Nick is an endlessly inventive musician. That's the best term I can think of to sum up the arrangements on Ends. He serves as his own producer, and tends to produce while he writes (as he told me during a recent conversation, available now for his Patreon supporters). He also writes in chunks rather than thinking in verse/chorus/bridge schematic, moving from one chunk to another when the new one catches his ear. Thus, while his songs combine notes of pop, rock, and folk, they also flow in movements rather than verses. In that recent interview, Nick told me the worst advice he ever got came from his professors of commercial songwriting, who taught him formula and imitation with the goal of collaborating with superstars. In response, Nick's work pushes back with its eclecticism and defiant individuality, functioning in diametric opposition to that ethos. We're all the richer for it.
From the opening lines of Ends, it's apparent that Nick is a poetic writer who loves imagery and analogy. We open with him "carving words into sand" six syllables that carry a hefty weight of meaning. Meanwhile, references to the devil and holy rollers remind us of his Bible Belt upbringing. His best lyrics invite interpretation, opening up layers of enjoyment. Maybe my favorite combination of words on the album comes from maybe my favorite track, "Screen Turns Black": "I took a stand then kept on sittin." The line is clever, funny, and (especially in the context of Ends's wider considerations of the modern cultural climate) poignant simultaneously.
If Ends is "about" anything, it must be a sort of cross-section of the concerns and anxieties of a millennial dad in his mid-30s who lives much of his life online. Perhaps it's no wonder, then, that I respond to it, but my own description is also slightly glib. This music is heavy in its powerful rock arrangements, but it's heavy in its concerns, too. This is a work about digital static, about encroaching mortality, about the struggle to communicate, and about the complicated effort of expressing love (among other topics). No small concerns for a guy who's also sung a song pitching a Gremlins 3 in which Gizmo helps found an accidentally fascist Gremlin nation and has a child with Jennifer Aniston.
Ends is a long album. It boasts 15 tracks, and clocks in at nearly an hour, putting it closer to the classic "double album" length than a traditional pop LP. But this album offers more than just extra tracks and bonus minutes. It's a work that rewards thought and revisitation. If nothing else, the lyrics could be pulled apart as poetry for an enjoyable hour or two, but that suggestion also implies some heady dullness.

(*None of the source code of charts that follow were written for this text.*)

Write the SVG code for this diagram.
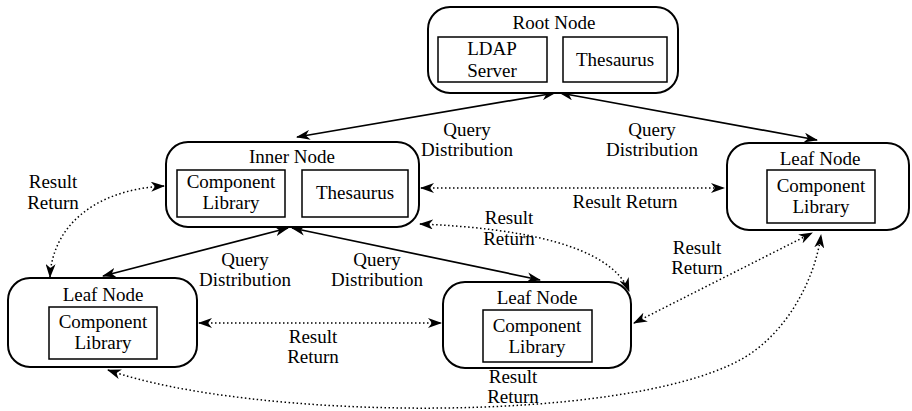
<svg xmlns="http://www.w3.org/2000/svg" width="912" height="411" viewBox="0 0 912 411">
  <defs>
    <style>
      .node { fill: #fff; stroke: #000; stroke-width: 2; }
      .box { fill: #fff; stroke: #000; stroke-width: 1.5; }
      text { font-family: "Liberation Serif", "Times New Roman", Times, serif; font-size: 19px; fill: #000; text-anchor: middle; }
      .solid { fill: none; stroke: #000; stroke-width: 1.7; }
      .dotted { fill: none; stroke: #000; stroke-width: 1.5; stroke-dasharray: 1.5 2.5; }
    </style>
    <marker id="ah" viewBox="0 0 14 10" refX="13" refY="5" markerWidth="14" markerHeight="10" markerUnits="userSpaceOnUse" orient="auto-start-reverse">
      <path d="M0,0 L14,5 L0,10 L4,5 Z" fill="#000"/>
    </marker>
  </defs>

  <!-- connectors -->
  <g id="connectors">
    <!-- query distribution (solid, two-headed) -->
    <line class="solid" x1="555" y1="93" x2="297" y2="137" marker-start="url(#ah)" marker-end="url(#ah)"/>
    <line class="solid" x1="560" y1="93" x2="817" y2="140" marker-start="url(#ah)" marker-end="url(#ah)"/>
    <line class="solid" x1="288" y1="228" x2="103" y2="276" marker-start="url(#ah)" marker-end="url(#ah)"/>
    <line class="solid" x1="292" y1="228" x2="540" y2="280" marker-start="url(#ah)" marker-end="url(#ah)"/>
    <!-- result return (dotted, two-headed) -->
    <line class="dotted" x1="421" y1="188" x2="724" y2="188" marker-start="url(#ah)" marker-end="url(#ah)"/>
    <path class="dotted" d="M164,186 C90,190 52,230 50,277" marker-start="url(#ah)" marker-end="url(#ah)"/>
    <path class="dotted" d="M420,224 C520,228 610,245 629,291" marker-start="url(#ah)" marker-end="url(#ah)"/>
    <line class="dotted" x1="199" y1="323" x2="441" y2="323" marker-start="url(#ah)" marker-end="url(#ah)"/>
    <line class="dotted" x1="634" y1="323" x2="812" y2="233" marker-start="url(#ah)" marker-end="url(#ah)"/>
    <path class="dotted" d="M108,370 C250,420 620,425 740,360 C786,335 815,280 821,235" marker-start="url(#ah)" marker-end="url(#ah)"/>
    <!-- connector labels -->
    <text x="467" y="136">Query</text>
    <text x="467" y="156">Distribution</text>
    <text x="652" y="136">Query</text>
    <text x="652" y="156">Distribution</text>
    <text x="53" y="188">Result</text>
    <text x="53" y="209">Return</text>
    <text x="625" y="208">Result Return</text>
    <text x="509" y="224">Result</text>
    <text x="509" y="245">Return</text>
    <text x="245" y="266">Query</text>
    <text x="245" y="286">Distribution</text>
    <text x="377" y="266">Query</text>
    <text x="377" y="286">Distribution</text>
    <text x="697" y="254">Result</text>
    <text x="697" y="274">Return</text>
    <text x="313" y="343">Result</text>
    <text x="313" y="363">Return</text>
    <text x="513" y="383">Result</text>
    <text x="513" y="403">Return</text>
  </g>

  <g id="root-node">
    <rect class="node" x="428" y="7" width="250" height="86" rx="22"/>
    <text x="554" y="29">Root Node</text>
    <rect class="box" x="438" y="37" width="109" height="45"/>
    <text x="492" y="55">LDAP</text>
    <text x="492" y="77">Server</text>
    <rect class="box" x="563" y="37" width="104" height="45"/>
    <text x="615" y="66">Thesaurus</text>
  </g>

  <g id="inner-node">
    <rect class="node" x="166" y="142" width="253" height="85" rx="22"/>
    <text x="292" y="163">Inner Node</text>
    <rect class="box" x="177" y="170" width="108" height="47"/>
    <text x="231" y="188">Component</text>
    <text x="231" y="209">Library</text>
    <rect class="box" x="302" y="170" width="106" height="47"/>
    <text x="355" y="199">Thesaurus</text>
  </g>

  <g id="leaf-right">
    <rect class="node" x="727" y="143" width="182" height="87" rx="22"/>
    <text x="820" y="165">Leaf Node</text>
    <rect class="box" x="767" y="170" width="108" height="53"/>
    <text x="821" y="192">Component</text>
    <text x="821" y="213">Library</text>
  </g>

  <g id="leaf-left">
    <rect class="node" x="8" y="278" width="189" height="89" rx="22"/>
    <text x="103" y="301">Leaf Node</text>
    <rect class="box" x="49" y="307" width="108" height="52"/>
    <text x="103" y="328">Component</text>
    <text x="103" y="349">Library</text>
  </g>

  <g id="leaf-middle">
    <rect class="node" x="443" y="282" width="188" height="86" rx="22"/>
    <text x="537" y="304">Leaf Node</text>
    <rect class="box" x="483" y="310" width="109" height="52"/>
    <text x="537" y="332">Component</text>
    <text x="537" y="353">Library</text>
  </g>
</svg>
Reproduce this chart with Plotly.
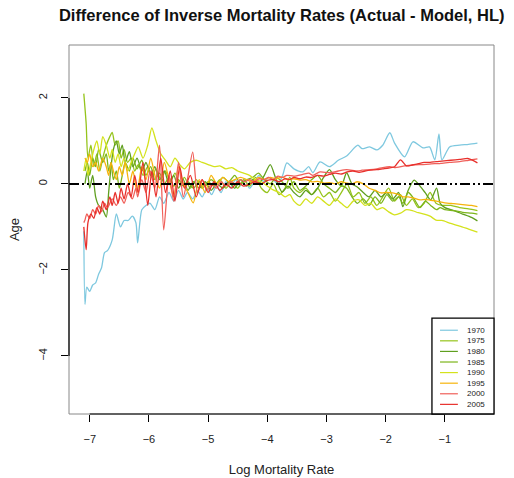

Nick's music is anything but dull. Rather, it's eternally surprising, as evinced in the video for "Punchline," released December 18, 2024.
"Punchline" (Official Music Video) - Nick Lutsko
The video is a quiet marvel of invention and achievement, a single take that doesn't call attention to its own beauty and eeriness. Once again, Nick handily sums up his own approach to life, the universe, and everything in a few intricately plainspoken minutes.
The end of Ends is "Obituary," a song that's been out in the world since 2023, but one that feels like mandatory inclusion on the LP. It's an ideal capstone, toggling between the sublime and crass from line to line, if not word to word ("Writing my obituary," the song begins, "eggplant, peach, and fire emojis"). The track sits atop both a poppy drum loop and a folky plucked guitar lick, and Nick announces that he'll be "singin in the clouds while the sky falls down." That about sums it up. "It's all right," the backing vocals repeatedly assure us. "It's all right." Listening to this buoyant arrangement, you'd almost believe them. But then you might listen a little harder, and realize things are so much more complicated, and more interesting.
Ends is available now for Nick Lutsko's Patreon supporters, and will be released later this year for the general public.